The Honorable Eduardo Arredondo - Page 2
A commissioners court may, through official action, delegate to the county judge its
implied authority to employ persons necessary to carry out county business.
A commissioners court is the governing body of the county and its “power is limited to that
which is expressly delegated to it by the Texas Constitution or Legislature, or necessarily implied
to perform its duties[.]” City of San Antonio v. City of Boerne, 111 S.W.3d 22, 29 (Tex. 2003). As
you observe, no state law specifically authorizes a commissioners court to hire a human resources
director. See Request Letter at 2. However, the Texas Constitution provides that a county
commissioners court “shall exercise . . . power[] and jurisdiction over all county business . . . .”
TEX. CONST. art. V, § 18(b). And under this provision courts have recognized a commissioners
court’s implied authority to employ persons necessary to carry out county business. See Henry v.
Cox, 520 S.W.3d 28, 32 n.6 (Tex. 2017) (acknowledging that an employment position was created
pursuant to a commissioners courts’ implied authority under article V, subsection 18(b)); Guynes
v. Galveston Cnty., 861 S.W.2d 861, 864 (Tex. 1993) (holding a commissioners court had authority
to fund and make use of a county legal department for the conduct of its civil legal affairs); see
also Tex. Att’y Gen. Op. No.

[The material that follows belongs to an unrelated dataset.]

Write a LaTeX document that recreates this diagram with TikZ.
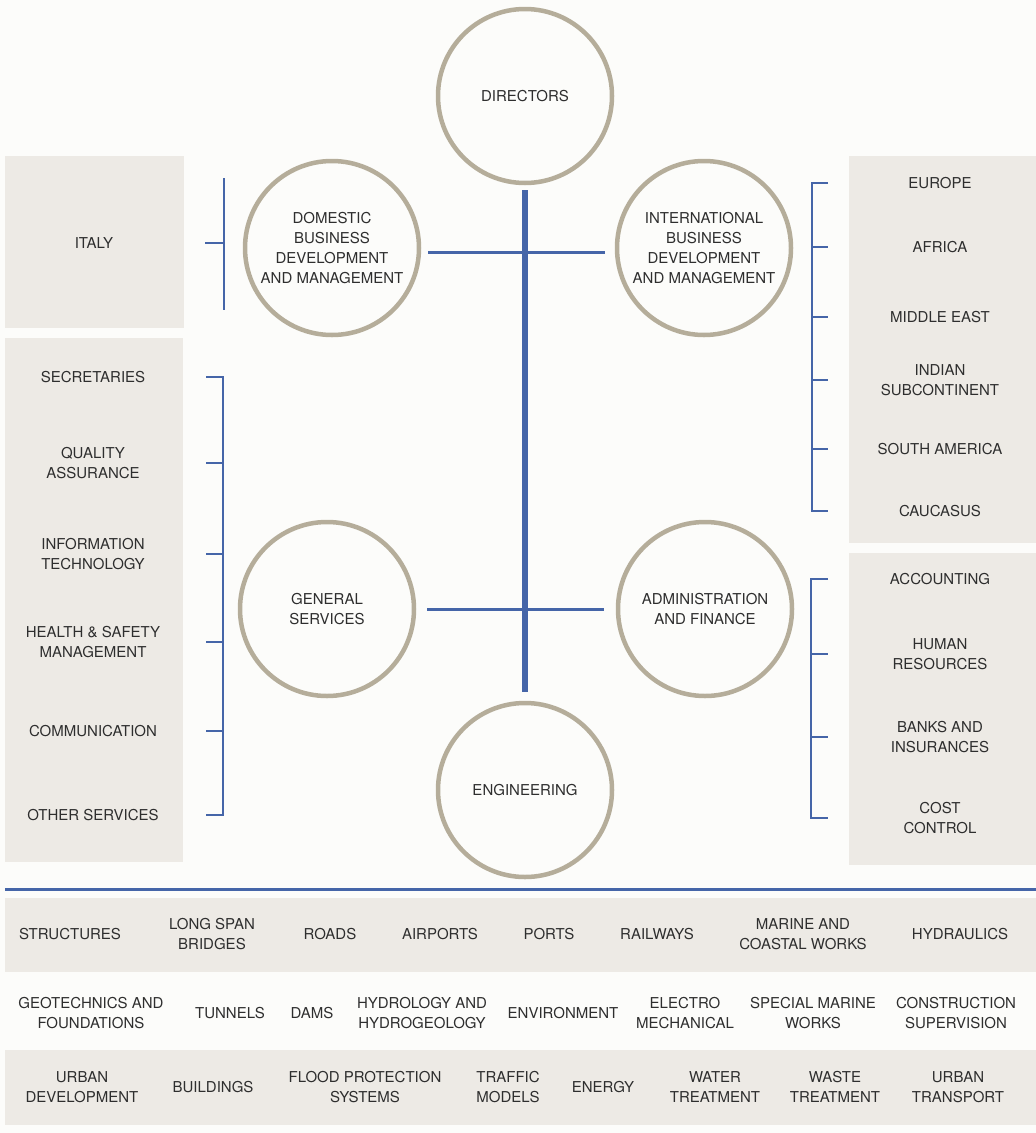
\documentclass[tikz,border=0pt]{standalone}
\usepackage{fontspec}
\setmainfont{TeX Gyre Heros}
\definecolor{colorbg}{HTML}{FCFCFA}
\definecolor{colorbox}{HTML}{EDEAE5}
\definecolor{colorring}{HTML}{B5AD9A}
\definecolor{colorline}{HTML}{4565A8}
\definecolor{colortext}{HTML}{2E2E2E}
\tikzset{
    unit/.style={circle, draw=colorring, line width=4.5pt, fill=colorbg,
        minimum size=174pt, inner sep=0pt, align=center, text=colortext},
    item/.style={align=center, text=colortext, inner sep=0pt},
    trunk/.style={draw=colorline, line width=6pt},
    branch/.style={draw=colorline, line width=3pt},
    bracket/.style={draw=colorline, line width=2.6pt}
}

\begin{document}
\begin{tikzpicture}[x=1pt, y=-1pt, font=\fontsize{15}{20}\selectfont]
        \path[use as bounding box, fill=colorbg] (0,0) rectangle (1036,1133);

        % grey panels
        \fill[colorbox] (5,156) rectangle (184,328);
        \fill[colorbox] (5,338) rectangle (183,862);
        \fill[colorbox] (849,156) rectangle (1036,543);
        \fill[colorbox] (849,553) rectangle (1036,865);
        \fill[colorbox] (5,898) rectangle (1036,972);
        \fill[colorbox] (5,1050) rectangle (1036,1125);

        % units
        \node[unit] (dir) at (525,96) {DIRECTORS};
        \node[unit] (dom) at (332,248) {DOMESTIC\\BUSINESS\\DEVELOPMENT\\AND MANAGEMENT};
        \node[unit] (int) at (704,248) {INTERNATIONAL\\BUSINESS\\DEVELOPMENT\\AND MANAGEMENT};
        \node[unit] (gen) at (327,609) {GENERAL\\SERVICES};
        \node[unit] (adm) at (705,609) {ADMINISTRATION\\AND FINANCE};
        \node[unit] (eng) at (525,790) {ENGINEERING};

        \draw[trunk, shorten <=5pt, shorten >=9pt] (dir) -- (eng);
        \draw[branch, shorten <=7pt, shorten >=10pt] (dom.-3) -- (int.183);
        \draw[branch, shorten <=11pt, shorten >=12pt] (gen) -- (adm);

        % domestic
        \node[item] (ita) at (94,243) {ITALY};
        \draw[bracket] (224,178) -- (224,310);
        \draw[bracket] (205,0 |- ita) -- (224,0 |- ita);

        % international
        \foreach \n/\y/\t in {eu/183/EUROPE, af/247/AFRICA, me/317/MIDDLE EAST,
            ins/380/{INDIAN\\SUBCONTINENT}, sa/449/SOUTH AMERICA, ca/511/CAUCASUS} {
            \node[item] (\n) at (940,\y) {\t};
        }
        \draw[bracket] (828,0 |- eu) -| (812,0 |- ca) -- (828,0 |- ca);
        \foreach \n in {af,me,ins,sa} {
            \draw[bracket] (812,0 |- \n) -- (828,0 |- \n);
        }

        % general services
        \foreach \n/\y/\t in {sec/377/SECRETARIES, qa/463/{QUALITY\\ASSURANCE},
            inf/554/{INFORMATION\\TECHNOLOGY}, hs/642/{HEALTH \& SAFETY\\MANAGEMENT},
            com/731/COMMUNICATION, os/815/OTHER SERVICES} {
            \node[item] (\n) at (93,\y) {\t};
        }
        \draw[bracket] (206,0 |- sec) -| (223,0 |- os) -- (206,0 |- os);
        \foreach \n in {qa,inf,hs,com} {
            \draw[bracket] (206,0 |- \n) -- (223,0 |- \n);
        }

        % administration
        \foreach \n/\y/\t in {acc/579/ACCOUNTING, hr/654/{HUMAN\\RESOURCES},
            bi/737/{BANKS AND\\INSURANCES}, cc/818/{COST\\CONTROL}} {
            \node[item] (\n) at (940,\y) {\t};
        }
        \draw[bracket] (828,0 |- acc) -| (811,0 |- cc) -- (828,0 |- cc);
        \foreach \n in {hr,bi} {
            \draw[bracket] (811,0 |- \n) -- (828,0 |- \n);
        }

        % engineering fields
        \draw[branch] (5,889) -- (1036,889);
        \foreach \x/\t [count=\k] in {70/STRUCTURES, 212/{LONG SPAN\\BRIDGES}, 330/ROADS,
            440/AIRPORTS, 549/PORTS, 657/RAILWAYS, 803/{MARINE AND\\COASTAL WORKS},
            960/HYDRAULICS} {
            \node[item] (fa\k) at (\x,934) {\t};
        }
        \foreach \x/\t [count=\k] in {91/{GEOTECHNICS AND\\FOUNDATIONS}, 230/TUNNELS,
            312/DAMS, 422/{HYDROLOGY AND\\HYDROGEOLOGY}, 563/ENVIRONMENT,
            685/{ELECTRO\\MECHANICAL}, 813/{SPECIAL MARINE\\WORKS},
            956/{CONSTRUCTION\\SUPERVISION}} {
            \node[item] (fb\k) at (\x,1013) {\t};
        }
        \foreach \x/\t [count=\k] in {82/{URBAN\\DEVELOPMENT}, 213/BUILDINGS,
            365/{FLOOD PROTECTION\\SYSTEMS}, 508/{TRAFFIC\\MODELS}, 603/ENERGY,
            715/{WATER\\TREATMENT}, 835/{WASTE\\TREATMENT}, 958/{URBAN\\TRANSPORT}} {
            \node[item] (fc\k) at (\x,1087) {\t};
        }
    \end{tikzpicture}
\end{document}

JC-0264 (2000) at 3 (opining that “[t]he commissioners court has
implied authority to employ persons necessary to carry out county business derived from its
express constitutional authority” under article V, subsection 18(b) and statutes defining its hiring
powers generally).
At least one Texas court has held that a commissioners court may delegate to a committee
that includes a county judge its implied power to employ persons necessary to carry out county
business. In the case of Galveston County v. Gresham, the county commissioners passed a
resolution appointing the county judge and another individual to act as a committee “to employ
counsel to represent Galveston county in all legal and legislative matters pertaining to the
construction of a sea wall . . . .” 220 S.W. 560, 561 (Tex. Civ. App.—Galveston 1920, writ ref’d).
The county auditor subsequently refused to pay the individual hired to do the work arguing, in
part, that article V, subsection 18(b) did not authorize hiring the individual and that the
commissioners’ court had delegated “to agents the exercise of such judgment and discretionary
powers as are exclusively reposed by the Constitution and laws of this state in that court alone.”
Id. at 562. The Galveston Court of Appeals rejected both arguments. See id. at 562–63. The court
held that hiring the individual “was clearly ‘county business’ within the jurisdiction of the
commissioners’ court.” Id. at 562. The court further held that
[t]he [commissioners] court as such having first officially
determined upon and formally passed and entered its resolution
directing the employment of counsel for the particular purposes
specified, the mere carrying out of that action by selection of the
individual attorney, fixing his compensation, and drawing the
contract with him, were only such ministerial and executive duties
as could be turned over to its committee[.]
Id. at 563. Accordingly, a commissioners court may, through official action, delegate to the county
judge its implied authority to hire and employ persons.